- _GIVEN DATA_

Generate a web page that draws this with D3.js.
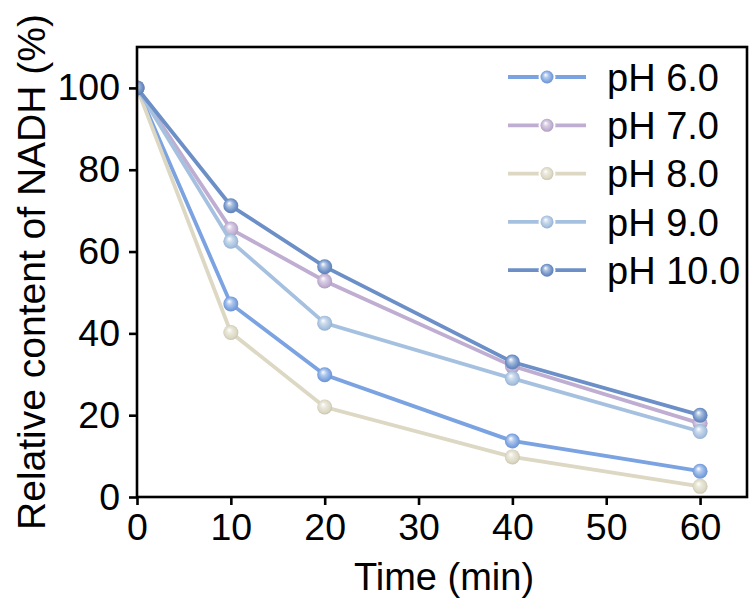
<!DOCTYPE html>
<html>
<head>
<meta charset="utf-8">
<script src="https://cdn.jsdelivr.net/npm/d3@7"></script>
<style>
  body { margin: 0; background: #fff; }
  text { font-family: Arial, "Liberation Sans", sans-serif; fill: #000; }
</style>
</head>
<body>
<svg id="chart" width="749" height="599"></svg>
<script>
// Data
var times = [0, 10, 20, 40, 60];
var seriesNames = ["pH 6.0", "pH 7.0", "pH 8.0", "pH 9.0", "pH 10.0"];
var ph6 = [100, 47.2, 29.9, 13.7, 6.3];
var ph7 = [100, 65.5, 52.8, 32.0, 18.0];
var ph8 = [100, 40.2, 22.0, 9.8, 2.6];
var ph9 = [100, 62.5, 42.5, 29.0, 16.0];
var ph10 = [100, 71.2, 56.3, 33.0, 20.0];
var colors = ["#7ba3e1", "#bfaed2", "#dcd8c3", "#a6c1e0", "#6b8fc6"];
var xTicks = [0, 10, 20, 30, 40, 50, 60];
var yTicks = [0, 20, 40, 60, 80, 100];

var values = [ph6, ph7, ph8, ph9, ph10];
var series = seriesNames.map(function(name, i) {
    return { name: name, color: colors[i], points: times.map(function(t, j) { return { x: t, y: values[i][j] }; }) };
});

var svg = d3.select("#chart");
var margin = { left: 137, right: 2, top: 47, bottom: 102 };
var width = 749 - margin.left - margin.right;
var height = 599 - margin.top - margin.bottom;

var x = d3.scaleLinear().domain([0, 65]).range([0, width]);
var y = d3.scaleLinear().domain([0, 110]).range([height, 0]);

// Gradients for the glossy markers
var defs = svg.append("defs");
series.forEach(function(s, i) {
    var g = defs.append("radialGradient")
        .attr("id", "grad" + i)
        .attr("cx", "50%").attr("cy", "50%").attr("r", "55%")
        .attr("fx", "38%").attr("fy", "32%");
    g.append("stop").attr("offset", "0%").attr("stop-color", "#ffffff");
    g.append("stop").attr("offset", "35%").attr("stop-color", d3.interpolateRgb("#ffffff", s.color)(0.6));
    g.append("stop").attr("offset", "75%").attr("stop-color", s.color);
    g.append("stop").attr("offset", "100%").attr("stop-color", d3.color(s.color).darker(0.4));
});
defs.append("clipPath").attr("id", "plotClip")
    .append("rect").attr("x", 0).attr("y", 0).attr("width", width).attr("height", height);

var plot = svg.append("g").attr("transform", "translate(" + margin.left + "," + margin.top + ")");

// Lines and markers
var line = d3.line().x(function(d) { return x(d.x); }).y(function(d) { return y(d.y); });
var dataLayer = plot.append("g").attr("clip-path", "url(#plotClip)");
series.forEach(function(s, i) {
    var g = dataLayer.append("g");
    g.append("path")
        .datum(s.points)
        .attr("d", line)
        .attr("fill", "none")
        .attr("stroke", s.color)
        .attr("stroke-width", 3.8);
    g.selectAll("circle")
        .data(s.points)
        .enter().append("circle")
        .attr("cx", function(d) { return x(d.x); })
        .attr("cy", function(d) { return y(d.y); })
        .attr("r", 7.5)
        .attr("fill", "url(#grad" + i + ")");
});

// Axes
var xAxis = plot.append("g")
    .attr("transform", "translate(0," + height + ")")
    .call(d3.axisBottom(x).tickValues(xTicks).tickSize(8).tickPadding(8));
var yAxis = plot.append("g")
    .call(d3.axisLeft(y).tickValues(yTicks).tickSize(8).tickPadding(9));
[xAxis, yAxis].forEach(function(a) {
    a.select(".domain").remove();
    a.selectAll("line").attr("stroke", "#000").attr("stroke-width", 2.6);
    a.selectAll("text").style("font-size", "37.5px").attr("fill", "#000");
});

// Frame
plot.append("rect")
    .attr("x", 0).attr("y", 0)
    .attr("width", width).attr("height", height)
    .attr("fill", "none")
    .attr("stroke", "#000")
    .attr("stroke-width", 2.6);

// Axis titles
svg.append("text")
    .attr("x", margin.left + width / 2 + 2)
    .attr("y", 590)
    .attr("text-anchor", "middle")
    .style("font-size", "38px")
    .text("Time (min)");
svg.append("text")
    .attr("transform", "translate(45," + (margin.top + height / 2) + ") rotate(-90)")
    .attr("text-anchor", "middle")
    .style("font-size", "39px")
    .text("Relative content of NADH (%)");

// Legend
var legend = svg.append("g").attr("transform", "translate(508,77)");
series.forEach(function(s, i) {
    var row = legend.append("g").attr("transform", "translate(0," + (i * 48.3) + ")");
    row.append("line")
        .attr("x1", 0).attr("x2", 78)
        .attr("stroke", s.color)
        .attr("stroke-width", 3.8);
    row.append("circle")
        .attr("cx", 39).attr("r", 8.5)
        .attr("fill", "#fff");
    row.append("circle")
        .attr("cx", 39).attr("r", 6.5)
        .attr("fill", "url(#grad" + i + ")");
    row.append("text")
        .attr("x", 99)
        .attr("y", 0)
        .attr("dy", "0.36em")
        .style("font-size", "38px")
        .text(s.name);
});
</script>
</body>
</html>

- _INSTRUCTIONS TO FOLLOW_
Go through the listing above and quote it exactly, apart from its images.

- _EXERCISE ANSWER_
Generate a web page that draws this with D3.js.
<!DOCTYPE html>
<html>
<head>
<meta charset="utf-8">
<script src="https://cdn.jsdelivr.net/npm/d3@7"></script>
<style>
  body { margin: 0; background: #fff; }
  text { font-family: Arial, "Liberation Sans", sans-serif; fill: #000; }
</style>
</head>
<body>
<svg id="chart" width="749" height="599"></svg>
<script>
// Data
var times = [0, 10, 20, 40, 60];
var seriesNames = ["pH 6.0", "pH 7.0", "pH 8.0", "pH 9.0", "pH 10.0"];
var ph6 = [100, 47.2, 29.9, 13.7, 6.3];
var ph7 = [100, 65.5, 52.8, 32.0, 18.0];
var ph8 = [100, 40.2, 22.0, 9.8, 2.6];
var ph9 = [100, 62.5, 42.5, 29.0, 16.0];
var ph10 = [100, 71.2, 56.3, 33.0, 20.0];
var colors = ["#7ba3e1", "#bfaed2", "#dcd8c3", "#a6c1e0", "#6b8fc6"];
var xTicks = [0, 10, 20, 30, 40, 50, 60];
var yTicks = [0, 20, 40, 60, 80, 100];

var values = [ph6, ph7, ph8, ph9, ph10];
var series = seriesNames.map(function(name, i) {
    return { name: name, color: colors[i], points: times.map(function(t, j) { return { x: t, y: values[i][j] }; }) };
});

var svg = d3.select("#chart");
var margin = { left: 137, right: 2, top: 47, bottom: 102 };
var width = 749 - margin.left - margin.right;
var height = 599 - margin.top - margin.bottom;

var x = d3.scaleLinear().domain([0, 65]).range([0, width]);
var y = d3.scaleLinear().domain([0, 110]).range([height, 0]);

// Gradients for the glossy markers
var defs = svg.append("defs");
series.forEach(function(s, i) {
    var g = defs.append("radialGradient")
        .attr("id", "grad" + i)
        .attr("cx", "50%").attr("cy", "50%").attr("r", "55%")
        .attr("fx", "38%").attr("fy", "32%");
    g.append("stop").attr("offset", "0%").attr("stop-color", "#ffffff");
    g.append("stop").attr("offset", "35%").attr("stop-color", d3.interpolateRgb("#ffffff", s.color)(0.6));
    g.append("stop").attr("offset", "75%").attr("stop-color", s.color);
    g.append("stop").attr("offset", "100%").attr("stop-color", d3.color(s.color).darker(0.4));
});
defs.append("clipPath").attr("id", "plotClip")
    .append("rect").attr("x", 0).attr("y", 0).attr("width", width).attr("height", height);

var plot = svg.append("g").attr("transform", "translate(" + margin.left + "," + margin.top + ")");

// Lines and markers
var line = d3.line().x(function(d) { return x(d.x); }).y(function(d) { return y(d.y); });
var dataLayer = plot.append("g").attr("clip-path", "url(#plotClip)");
series.forEach(function(s, i) {
    var g = dataLayer.append("g");
    g.append("path")
        .datum(s.points)
        .attr("d", line)
        .attr("fill", "none")
        .attr("stroke", s.color)
        .attr("stroke-width", 3.8);
    g.selectAll("circle")
        .data(s.points)
        .enter().append("circle")
        .attr("cx", function(d) { return x(d.x); })
        .attr("cy", function(d) { return y(d.y); })
        .attr("r", 7.5)
        .attr("fill", "url(#grad" + i + ")");
});

// Axes
var xAxis = plot.append("g")
    .attr("transform", "translate(0," + height + ")")
    .call(d3.axisBottom(x).tickValues(xTicks).tickSize(8).tickPadding(8));
var yAxis = plot.append("g")
    .call(d3.axisLeft(y).tickValues(yTicks).tickSize(8).tickPadding(9));
[xAxis, yAxis].forEach(function(a) {
    a.select(".domain").remove();
    a.selectAll("line").attr("stroke", "#000").attr("stroke-width", 2.6);
    a.selectAll("text").style("font-size", "37.5px").attr("fill", "#000");
});

// Frame
plot.append("rect")
    .attr("x", 0).attr("y", 0)
    .attr("width", width).attr("height", height)
    .attr("fill", "none")
    .attr("stroke", "#000")
    .attr("stroke-width", 2.6);

// Axis titles
svg.append("text")
    .attr("x", margin.left + width / 2 + 2)
    .attr("y", 590)
    .attr("text-anchor", "middle")
    .style("font-size", "38px")
    .text("Time (min)");
svg.append("text")
    .attr("transform", "translate(45," + (margin.top + height / 2) + ") rotate(-90)")
    .attr("text-anchor", "middle")
    .style("font-size", "39px")
    .text("Relative content of NADH (%)");

// Legend
var legend = svg.append("g").attr("transform", "translate(508,77)");
series.forEach(function(s, i) {
    var row = legend.append("g").attr("transform", "translate(0," + (i * 48.3) + ")");
    row.append("line")
        .attr("x1", 0).attr("x2", 78)
        .attr("stroke", s.color)
        .attr("stroke-width", 3.8);
    row.append("circle")
        .attr("cx", 39).attr("r", 8.5)
        .attr("fill", "#fff");
    row.append("circle")
        .attr("cx", 39).attr("r", 6.5)
        .attr("fill", "url(#grad" + i + ")");
    row.append("text")
        .attr("x", 99)
        .attr("y", 0)
        .attr("dy", "0.36em")
        .style("font-size", "38px")
        .text(s.name);
});
</script>
</body>
</html>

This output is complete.